Why Consistency Matters

One of the most significant quality-of-life features of a sleep audio platform is consistent loudness across its library. If one audiobook is mastered at -16 LUFS and another at -24 LUFS, the listener has to adjust their device volume every time they switch books — a small friction that becomes significant when it happens at bedtime.

Professional sleep audio libraries should target a single integrated LUFS value (within a 2 LU tolerance) across all content. This way, a listener who finds their comfortable volume with The Adventures of Sherlock Holmes doesn't need to readjust when they switch to The Great Gatsby or Siddhartha.

This consistency extends to the relationship between narration and ambient layers. If the listener expects the ambient soundscape to sit 10 LU below the narration, this relationship should be maintained across all titles. Predictability is a feature, not a bug, in sleep audio — the listener should never have to think about volume.

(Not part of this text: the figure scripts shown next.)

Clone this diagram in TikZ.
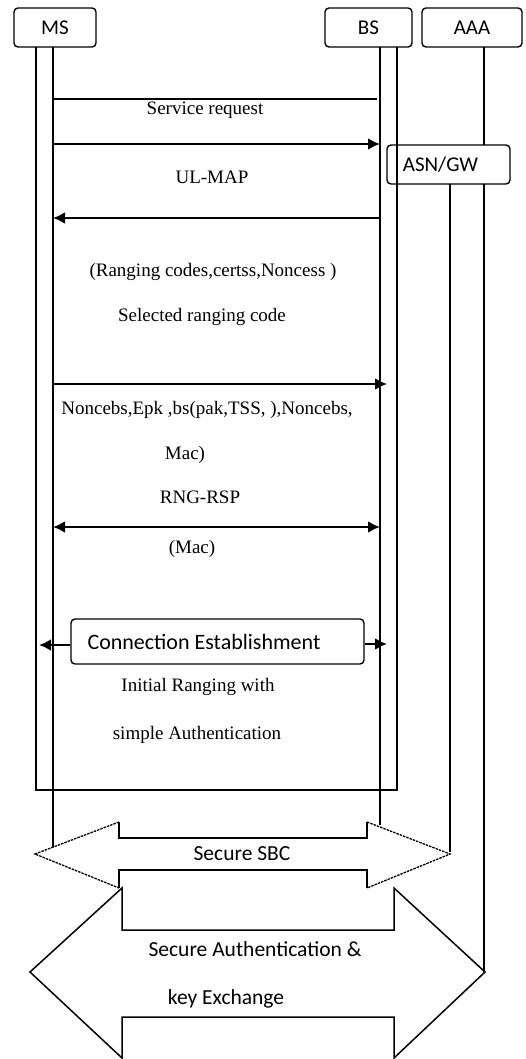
\documentclass[tikz,border=0pt]{standalone}
\usepackage{fontspec}
\setmainfont{Liberation Serif}
\newfontfamily\calib{Carlito}
\usetikzlibrary{arrows.meta}
\tikzset{
  actor/.style={draw,rounded corners=4pt,line width=1.4pt,minimum height=39pt,inner sep=0pt,font=\calib\fontsize{21}{24}\selectfont},
  life/.style={line width=1.5pt},
  msg/.style={line width=2.9pt,-{Latex[length=12pt,width=12pt]}},
  dmsg/.style={line width=2.9pt,{Latex[length=12pt,width=12pt]}-{Latex[length=12pt,width=12pt]}},
  lbl/.style={inner sep=0pt,font=\fontsize{19}{22}\selectfont},
  slbl/.style={inner sep=0pt,font=\calib\fontsize{21.5}{24}\selectfont},
  bigarrow/.style={line width=1.5pt},
  dashedge/.style={line width=1.3pt,dash pattern=on 2.5pt off 1pt}
}
\begin{document}
\begin{tikzpicture}[x=1pt,y=-1pt]
\useasboundingbox (0,0) rectangle (526,1059);
% actors
\node[actor,minimum width=82pt] (ms) at (55,27.5) {MS};
\node[actor,minimum width=87pt] (bs) at (368.5,27.5) {BS};
\node[actor,minimum width=100pt] (aaa) at (472,27.5) {AAA};
\node[actor,minimum width=123pt] (asn) at (448.5,164.5) {\hspace*{-16pt}ASN/GW};
% lifeline coordinates
\coordinate (msA) at (36,47);
\coordinate (msB) at (53,47);
\coordinate (bsA) at (380,47);
\coordinate (bsB) at (397,47);
\coordinate (msAend) at (36,790);
\coordinate (bsBend) at (397,790);
\coordinate (msBend) at (53,847);
\coordinate (bsAend) at (380,825);
\coordinate (aaaT) at (484,47);
\coordinate (aaaM) at (484,145);
\coordinate (aaaN) at (484,184);
\coordinate (aaaE) at (484,972);
\coordinate (asnT) at (450,184);
\coordinate (asnE) at (450,852);
% lifelines
\draw[life] (msA) -- (msAend) -- (bsBend) -- (bsB);
\draw[life] (msB) -- (msBend);
\draw[life] (bsA) -- (bsAend);
\draw[life] (aaaT) -- (aaaM);
\draw[life] (aaaN) -- (aaaE);
\draw[life] (asnT) -- (asnE);
% message coordinates
\coordinate (s1) at (53,99);  \coordinate (e1) at (377,99);
\coordinate (s2) at (53,144); \coordinate (e2) at (380,144);
\coordinate (s3) at (380,218); \coordinate (e3) at (53,218);
\coordinate (s4) at (53,384); \coordinate (e4) at (387,384);
\coordinate (s5) at (53,527); \coordinate (e5) at (380,527);
\coordinate (e6) at (39,645); \coordinate (e7) at (387,644);
% messages
\draw[life] (s1) -- (e1);
\node[lbl] (t1) at (205,110) {Service request};
\draw[msg] (s2) -- (e2);
\node[lbl] (t2) at (212,177) {UL-MAP};
\draw[msg] (s3) -- (e3);
\node[lbl] (t3) at (213,272) {(Ranging codes,certss,Noncess )};
\node[lbl] (t4) at (202,317) {Selected ranging code};
\draw[msg] (s4) -- (e4);
\node[lbl] (t5) at (207,410) {Noncebs,Epk ,bs(pak,TSS, ),Noncebs,};
\node[lbl] (t6) at (185,455) {Mac)};
\node[lbl] (t7) at (200,497) {RNG-RSP};
\draw[dmsg] (s5) -- (e5);
\node[lbl] (t8) at (192,549) {(Mac)};
\node[actor,minimum width=293pt,minimum height=45pt,font=\calib\fontsize{22}{24}\selectfont] (ce) at (217.5,641.5) {\hspace*{-27pt}Connection Establishment};
\draw[msg] (ce.west |- e6) -- (e6);
\draw[msg] (ce.east |- e7) -- (e7);
\node[lbl] (t9) at (198,687) {Initial Ranging with};
\node[lbl] (t10) at (197,735) {simple Authentication};
% Secure SBC double arrow
\draw[bigarrow] (119,822) -- (119,838) -- (367,838) -- (367,822);
\draw[bigarrow] (367,888) -- (367,870) -- (119,870) -- (119,888);
\draw[dashedge] (119,822) -- (35,854) -- (119,888);
\draw[dashedge] (367,822) -- (450,854) -- (367,888);
\node[slbl] (sbc) at (242,854) {Secure SBC};
% Secure authentication double arrow
\draw[bigarrow] (30,972) -- (122,888) -- (122,930) -- (394,930) -- (394,888) -- (485,972) -- (394,1058) -- (394,1017) -- (122,1017) -- (122,1058) -- cycle;
\node[slbl] (sa1) at (255,949) {Secure Authentication \&};
\node[slbl] (sa2) at (226,999) {key Exchange};
\end{tikzpicture}
\end{document}
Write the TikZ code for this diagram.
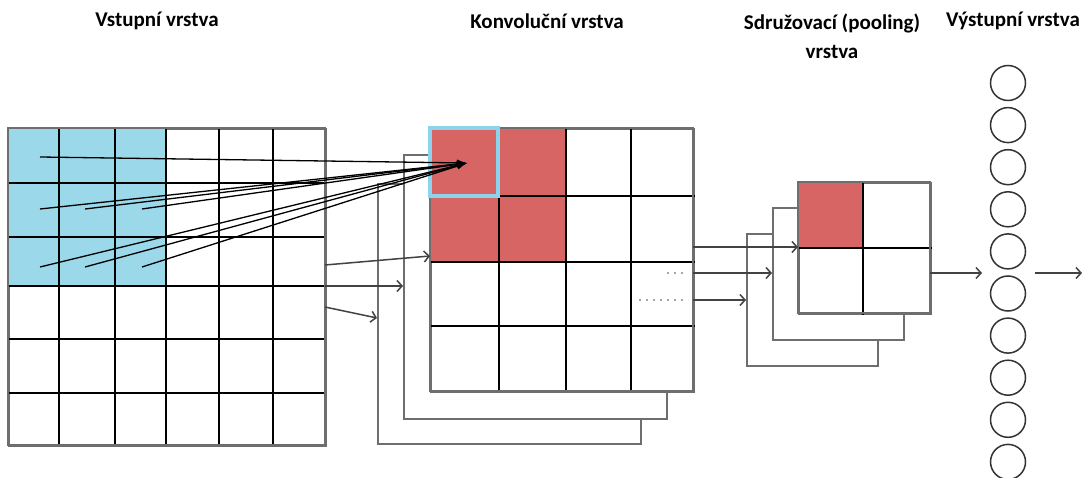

The Sleep Volume Sweet Spot

All of these production standards assume the listener sets their device to an appropriate sleep volume. As a rule of thumb, sleep audio should be played at a level where:

  • Narration is clearly intelligible but does not feel like someone talking at conversational volume
  • Ambient sounds are present but would not be noticed by someone entering the room
  • The overall level feels noticeably quieter than normal podcast or music listening

If you have a decibel meter app, aim for 45–55 dB(A) at the listening position — roughly the loudness of a quiet conversation or a library. This level provides speech intelligibility, effective environmental masking, and hearing safety for nightly use over years of listening. Combined with properly calibrated production at -20 to -24 LUFS integrated, this playback level puts the audio experience in the sweet spot where it's effective enough to help you sleep and gentle enough to stay out of the way while you do.